# Happy Birthday JohnnyThunder!



## Fangs (Jun 6, 2006)

Happy Birthday JohnnyThunder!  You cutie you!  Hope you have a vonderful day and get all the prop stuff your heart desires!


----------



## BooGirl666 (Jul 29, 2006)

Happy Birthday Bad Boy 
Hope its a good one!


----------



## ScareShack (May 26, 2006)




----------



## skullboy (Sep 21, 2006)

Happy Bday Mr.Thunder.I just noticed your age went up and now I see the thread.
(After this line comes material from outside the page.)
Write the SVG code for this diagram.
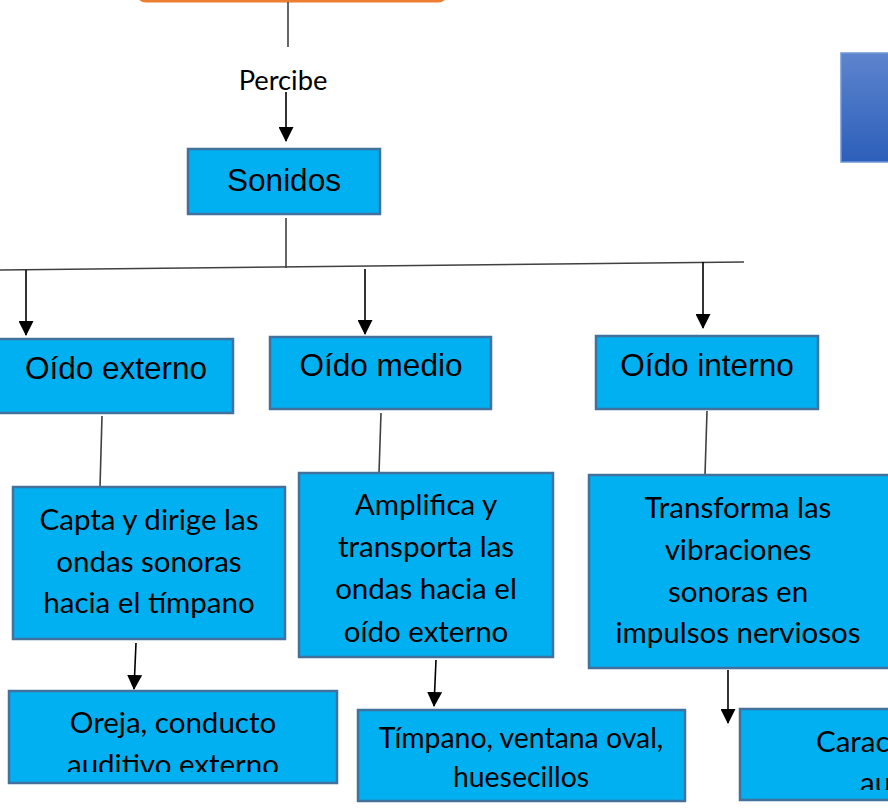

Enjoy a cold one on me.


----------



## scareme (Aug 29, 2006)

Happy Birthday to you!
Happy Birthday to you!
Happy Birthday dear Johnny!
Happy Birtday to you!


----------



## Ghostess (Aug 21, 2005)

Happy Birthday JT!!


----------



## Sinister (Apr 18, 2004)

Happy B-Day, my good friend! Hope you get all you wish for!


----------



## Death's Door (Mar 22, 2006)

Happy Birthday to the one and only JohnnyThunder!!!!! Enjoy your day and a cold brew!!!!!!


----------



## Nefarious1 (Apr 12, 2004)

Have a *SUPER AWESOME* Happy Birthday and remember, if anyone asks you to do anything today, tell em no because it's YOUR day!!

Happy Birthday!


----------



## slimy (Jul 12, 2006)

Hope you have fun doing a little birthday elf dancing.


----------



## Hauntiholik (May 17, 2006)




----------



## Johnny Thunder (Feb 24, 2006)

Thanks for the well wishes, everyone! I appreciate it very much! :devil:


----------



## Ms. Wicked (Nov 14, 2006)

Happy Birthday!


----------



## heresjohnny (Feb 15, 2006)

Happy Birthday!


----------



## morgan8586 (Aug 30, 2006)

Happy Birthday Bro!!!!!!! Save us some cake......


----------



## ScareFX (Aug 18, 2004)

Happy Birthday!


----------



## Vlad (Aug 2, 2005)

Happy Birthday JT. Are you coming to the next make and take on the 13th?


----------



## dynoflyer (Oct 8, 2006)

Happy Birthday, JohnnyThunder!!


----------



## grapegrl (Jan 3, 2006)

It's JT's birfday!!!









 Happy birthday, buddy! Hope you have a great one!


----------



## Wildomar (Aug 30, 2006)

Happy B-Day JT!!!! 

HPY BDAY 2 U
HPY BDAY 2 U
HPY BDAY DER JT
HPY BDAY 2 U

Sorry, I'm a little off key this morning.


----------



## DeathTouch (Sep 6, 2005)

Happy Birthday!


----------



## slightlymad (May 25, 2006)

Happy Horrorday sounds like a good excuse to go to the Irish Pub


----------



## Black Cat (Aug 20, 2005)

Happy Birthday JT, I'm making the dessert for the Make and Take so if you come join the group on the 13th I'll make it a Birthday Cake.


----------



## Johnny Thunder (Feb 24, 2006)

Vlad/Black Cat - thank you for the reminder, but I won't be able to attend. Thanks for the cake offer though! MMMMMMMM cake............. :devil:


----------



## pyro (Oct 7, 2006)

happy happy birthday jt


----------



## Dr Morbius (Sep 21, 2004)

Happy Berfday, JT!!!


----------



## spideranne (Jul 17, 2006)

Happy Birthday JT.


----------



## Wyatt Furr (Jun 5, 2006)

Happy Birthday JT


----------



## edwood saucer (Aug 21, 2006)

Happy Birthday JT - Hope its a good one!


----------



## RAXL (Jul 9, 2004)

Have fun man!


----------



## turtle2778 (Jul 9, 2006)

Happy Birthday JOHNNY T


----------